Exercise goal:
Leave out the pictures, and retype only the lines from the beginning of the material through the line that contains "from bokeh.resources import INLINE", including both.

Data segment:
────────────────────────────────────────
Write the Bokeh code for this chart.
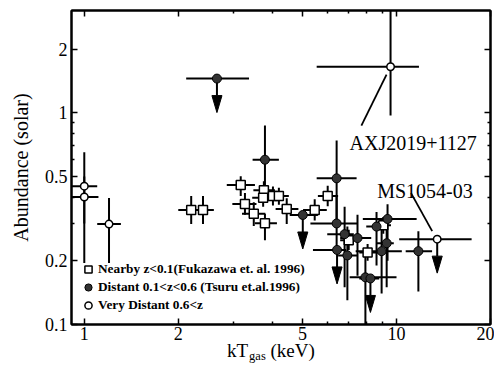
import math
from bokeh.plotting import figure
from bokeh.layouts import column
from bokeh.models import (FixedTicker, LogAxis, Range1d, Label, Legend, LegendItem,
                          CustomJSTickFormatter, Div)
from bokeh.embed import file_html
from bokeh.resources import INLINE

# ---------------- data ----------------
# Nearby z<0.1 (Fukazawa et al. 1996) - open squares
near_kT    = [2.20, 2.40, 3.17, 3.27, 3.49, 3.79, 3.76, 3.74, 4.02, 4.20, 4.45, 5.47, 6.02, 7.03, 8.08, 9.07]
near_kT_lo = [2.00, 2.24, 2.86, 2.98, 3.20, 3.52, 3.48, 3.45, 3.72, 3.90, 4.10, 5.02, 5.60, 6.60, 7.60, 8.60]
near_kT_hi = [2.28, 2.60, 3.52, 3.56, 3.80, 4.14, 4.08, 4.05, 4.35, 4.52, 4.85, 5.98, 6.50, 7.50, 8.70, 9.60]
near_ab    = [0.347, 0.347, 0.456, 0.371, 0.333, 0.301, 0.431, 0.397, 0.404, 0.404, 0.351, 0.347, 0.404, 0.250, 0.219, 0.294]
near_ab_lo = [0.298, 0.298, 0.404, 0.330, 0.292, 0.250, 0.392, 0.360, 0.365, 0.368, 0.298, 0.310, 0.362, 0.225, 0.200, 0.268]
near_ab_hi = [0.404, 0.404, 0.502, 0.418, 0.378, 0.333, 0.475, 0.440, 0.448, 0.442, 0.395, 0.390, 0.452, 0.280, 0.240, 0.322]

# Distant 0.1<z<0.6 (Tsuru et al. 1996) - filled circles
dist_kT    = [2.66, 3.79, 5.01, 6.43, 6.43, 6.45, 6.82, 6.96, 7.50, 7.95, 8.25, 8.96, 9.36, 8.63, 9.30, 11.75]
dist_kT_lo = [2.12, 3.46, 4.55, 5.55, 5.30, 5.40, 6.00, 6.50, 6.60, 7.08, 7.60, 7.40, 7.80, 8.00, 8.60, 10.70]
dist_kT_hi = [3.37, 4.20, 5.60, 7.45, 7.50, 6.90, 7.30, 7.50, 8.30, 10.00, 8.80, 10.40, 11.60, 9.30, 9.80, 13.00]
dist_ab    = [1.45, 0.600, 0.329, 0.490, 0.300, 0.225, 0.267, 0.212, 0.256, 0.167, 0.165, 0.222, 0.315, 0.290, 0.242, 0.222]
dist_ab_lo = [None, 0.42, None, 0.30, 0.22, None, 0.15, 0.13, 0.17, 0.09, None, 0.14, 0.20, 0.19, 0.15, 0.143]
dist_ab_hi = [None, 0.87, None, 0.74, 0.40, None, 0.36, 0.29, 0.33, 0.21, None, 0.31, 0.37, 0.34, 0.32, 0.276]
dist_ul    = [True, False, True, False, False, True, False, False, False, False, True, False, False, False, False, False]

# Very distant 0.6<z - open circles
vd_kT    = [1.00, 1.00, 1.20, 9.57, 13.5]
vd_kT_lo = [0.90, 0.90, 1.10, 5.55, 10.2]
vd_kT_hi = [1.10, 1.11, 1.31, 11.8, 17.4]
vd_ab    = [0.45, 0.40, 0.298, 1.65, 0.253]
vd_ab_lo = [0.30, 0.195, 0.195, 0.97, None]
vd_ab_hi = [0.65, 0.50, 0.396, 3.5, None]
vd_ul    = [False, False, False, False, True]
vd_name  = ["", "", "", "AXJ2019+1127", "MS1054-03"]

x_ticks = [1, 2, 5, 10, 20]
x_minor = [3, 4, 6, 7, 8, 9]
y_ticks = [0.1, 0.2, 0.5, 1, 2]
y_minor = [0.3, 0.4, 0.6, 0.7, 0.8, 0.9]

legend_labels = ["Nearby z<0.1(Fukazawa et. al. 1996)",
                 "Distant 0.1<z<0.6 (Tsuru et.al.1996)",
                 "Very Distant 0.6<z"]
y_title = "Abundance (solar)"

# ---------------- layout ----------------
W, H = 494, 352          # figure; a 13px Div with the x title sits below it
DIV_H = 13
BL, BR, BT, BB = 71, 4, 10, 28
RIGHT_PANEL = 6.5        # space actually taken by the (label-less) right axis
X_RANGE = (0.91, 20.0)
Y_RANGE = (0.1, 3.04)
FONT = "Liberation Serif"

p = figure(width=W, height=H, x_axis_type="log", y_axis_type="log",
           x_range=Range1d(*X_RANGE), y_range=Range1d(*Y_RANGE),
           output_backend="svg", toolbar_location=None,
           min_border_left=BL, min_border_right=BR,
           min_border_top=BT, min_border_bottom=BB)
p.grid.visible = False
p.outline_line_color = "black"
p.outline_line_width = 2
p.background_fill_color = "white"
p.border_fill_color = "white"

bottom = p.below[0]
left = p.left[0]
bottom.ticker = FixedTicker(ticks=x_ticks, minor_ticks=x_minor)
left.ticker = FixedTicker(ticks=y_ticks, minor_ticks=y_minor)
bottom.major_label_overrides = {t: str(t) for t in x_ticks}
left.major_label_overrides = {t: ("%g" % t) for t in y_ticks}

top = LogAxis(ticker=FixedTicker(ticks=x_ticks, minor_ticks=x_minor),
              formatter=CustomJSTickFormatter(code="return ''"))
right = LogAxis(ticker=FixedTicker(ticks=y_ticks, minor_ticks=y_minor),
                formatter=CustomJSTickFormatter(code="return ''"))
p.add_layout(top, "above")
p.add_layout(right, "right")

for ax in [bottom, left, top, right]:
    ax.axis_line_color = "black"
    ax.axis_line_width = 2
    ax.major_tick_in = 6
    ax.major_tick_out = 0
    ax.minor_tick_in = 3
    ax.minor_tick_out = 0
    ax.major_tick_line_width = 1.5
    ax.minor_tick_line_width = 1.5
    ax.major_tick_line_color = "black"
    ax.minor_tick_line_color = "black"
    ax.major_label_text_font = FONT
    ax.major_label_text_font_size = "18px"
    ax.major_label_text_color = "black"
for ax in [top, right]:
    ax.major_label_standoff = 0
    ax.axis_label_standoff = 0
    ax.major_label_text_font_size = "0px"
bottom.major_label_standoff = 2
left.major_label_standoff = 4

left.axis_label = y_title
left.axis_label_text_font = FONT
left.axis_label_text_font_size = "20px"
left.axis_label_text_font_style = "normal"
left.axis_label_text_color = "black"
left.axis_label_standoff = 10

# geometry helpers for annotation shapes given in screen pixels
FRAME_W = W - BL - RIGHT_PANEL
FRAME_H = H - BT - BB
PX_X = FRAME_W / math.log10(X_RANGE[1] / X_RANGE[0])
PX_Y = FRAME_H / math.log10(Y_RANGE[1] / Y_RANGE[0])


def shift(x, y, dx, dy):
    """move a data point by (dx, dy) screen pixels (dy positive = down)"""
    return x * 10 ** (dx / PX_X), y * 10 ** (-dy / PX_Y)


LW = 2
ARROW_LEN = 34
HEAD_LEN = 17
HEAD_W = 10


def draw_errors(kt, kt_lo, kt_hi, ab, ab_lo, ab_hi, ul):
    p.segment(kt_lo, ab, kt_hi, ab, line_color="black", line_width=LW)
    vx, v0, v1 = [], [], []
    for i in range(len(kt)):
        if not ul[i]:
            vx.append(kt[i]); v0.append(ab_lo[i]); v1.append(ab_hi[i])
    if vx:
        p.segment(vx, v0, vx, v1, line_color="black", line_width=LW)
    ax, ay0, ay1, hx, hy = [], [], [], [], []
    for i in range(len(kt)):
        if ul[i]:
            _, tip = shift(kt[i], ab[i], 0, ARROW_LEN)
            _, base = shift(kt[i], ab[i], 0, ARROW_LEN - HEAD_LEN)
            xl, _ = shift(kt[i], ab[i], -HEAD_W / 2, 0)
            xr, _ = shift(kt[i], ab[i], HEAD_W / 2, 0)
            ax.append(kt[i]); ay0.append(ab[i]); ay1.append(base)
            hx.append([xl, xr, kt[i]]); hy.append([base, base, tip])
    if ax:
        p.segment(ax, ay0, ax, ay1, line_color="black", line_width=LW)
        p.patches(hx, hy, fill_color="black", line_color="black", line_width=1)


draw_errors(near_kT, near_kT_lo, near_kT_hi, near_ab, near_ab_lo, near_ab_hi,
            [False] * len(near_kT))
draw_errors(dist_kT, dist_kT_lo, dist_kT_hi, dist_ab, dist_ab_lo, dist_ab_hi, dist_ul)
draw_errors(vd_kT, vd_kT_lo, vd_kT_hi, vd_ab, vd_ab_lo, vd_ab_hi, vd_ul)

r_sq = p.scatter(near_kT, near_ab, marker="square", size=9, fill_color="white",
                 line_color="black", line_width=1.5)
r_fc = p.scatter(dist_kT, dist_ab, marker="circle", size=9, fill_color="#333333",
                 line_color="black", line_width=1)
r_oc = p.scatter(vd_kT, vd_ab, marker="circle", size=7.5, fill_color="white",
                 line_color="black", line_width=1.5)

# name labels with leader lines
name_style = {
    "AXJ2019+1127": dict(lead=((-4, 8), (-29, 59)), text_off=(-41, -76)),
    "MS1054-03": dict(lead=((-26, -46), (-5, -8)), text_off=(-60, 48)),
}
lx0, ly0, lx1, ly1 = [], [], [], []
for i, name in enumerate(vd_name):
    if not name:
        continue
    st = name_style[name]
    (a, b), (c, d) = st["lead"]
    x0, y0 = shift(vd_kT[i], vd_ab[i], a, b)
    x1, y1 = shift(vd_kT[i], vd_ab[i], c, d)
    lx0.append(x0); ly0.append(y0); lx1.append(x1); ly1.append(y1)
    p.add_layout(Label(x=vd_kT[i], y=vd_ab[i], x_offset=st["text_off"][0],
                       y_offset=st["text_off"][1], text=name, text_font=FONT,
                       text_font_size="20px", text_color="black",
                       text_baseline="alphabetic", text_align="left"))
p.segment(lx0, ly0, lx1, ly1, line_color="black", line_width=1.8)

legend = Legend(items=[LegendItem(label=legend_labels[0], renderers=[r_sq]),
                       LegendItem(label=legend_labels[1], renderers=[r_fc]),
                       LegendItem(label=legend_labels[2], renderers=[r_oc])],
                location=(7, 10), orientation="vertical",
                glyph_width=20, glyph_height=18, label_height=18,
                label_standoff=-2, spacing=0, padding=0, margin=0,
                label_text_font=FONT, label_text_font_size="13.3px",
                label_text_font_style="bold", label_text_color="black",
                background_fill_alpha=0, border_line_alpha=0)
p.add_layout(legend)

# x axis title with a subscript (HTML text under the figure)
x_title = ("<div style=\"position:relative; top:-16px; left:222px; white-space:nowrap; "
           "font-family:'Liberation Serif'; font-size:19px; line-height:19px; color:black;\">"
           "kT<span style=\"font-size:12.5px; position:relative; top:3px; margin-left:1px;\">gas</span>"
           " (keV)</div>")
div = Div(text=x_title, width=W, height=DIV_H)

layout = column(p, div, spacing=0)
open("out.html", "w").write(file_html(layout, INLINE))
────────────────────────────────────────
Solution:
Write the Bokeh code for this chart.
import math
from bokeh.plotting import figure
from bokeh.layouts import column
from bokeh.models import (FixedTicker, LogAxis, Range1d, Label, Legend, LegendItem,
                          CustomJSTickFormatter, Div)
from bokeh.embed import file_html
from bokeh.resources import INLINE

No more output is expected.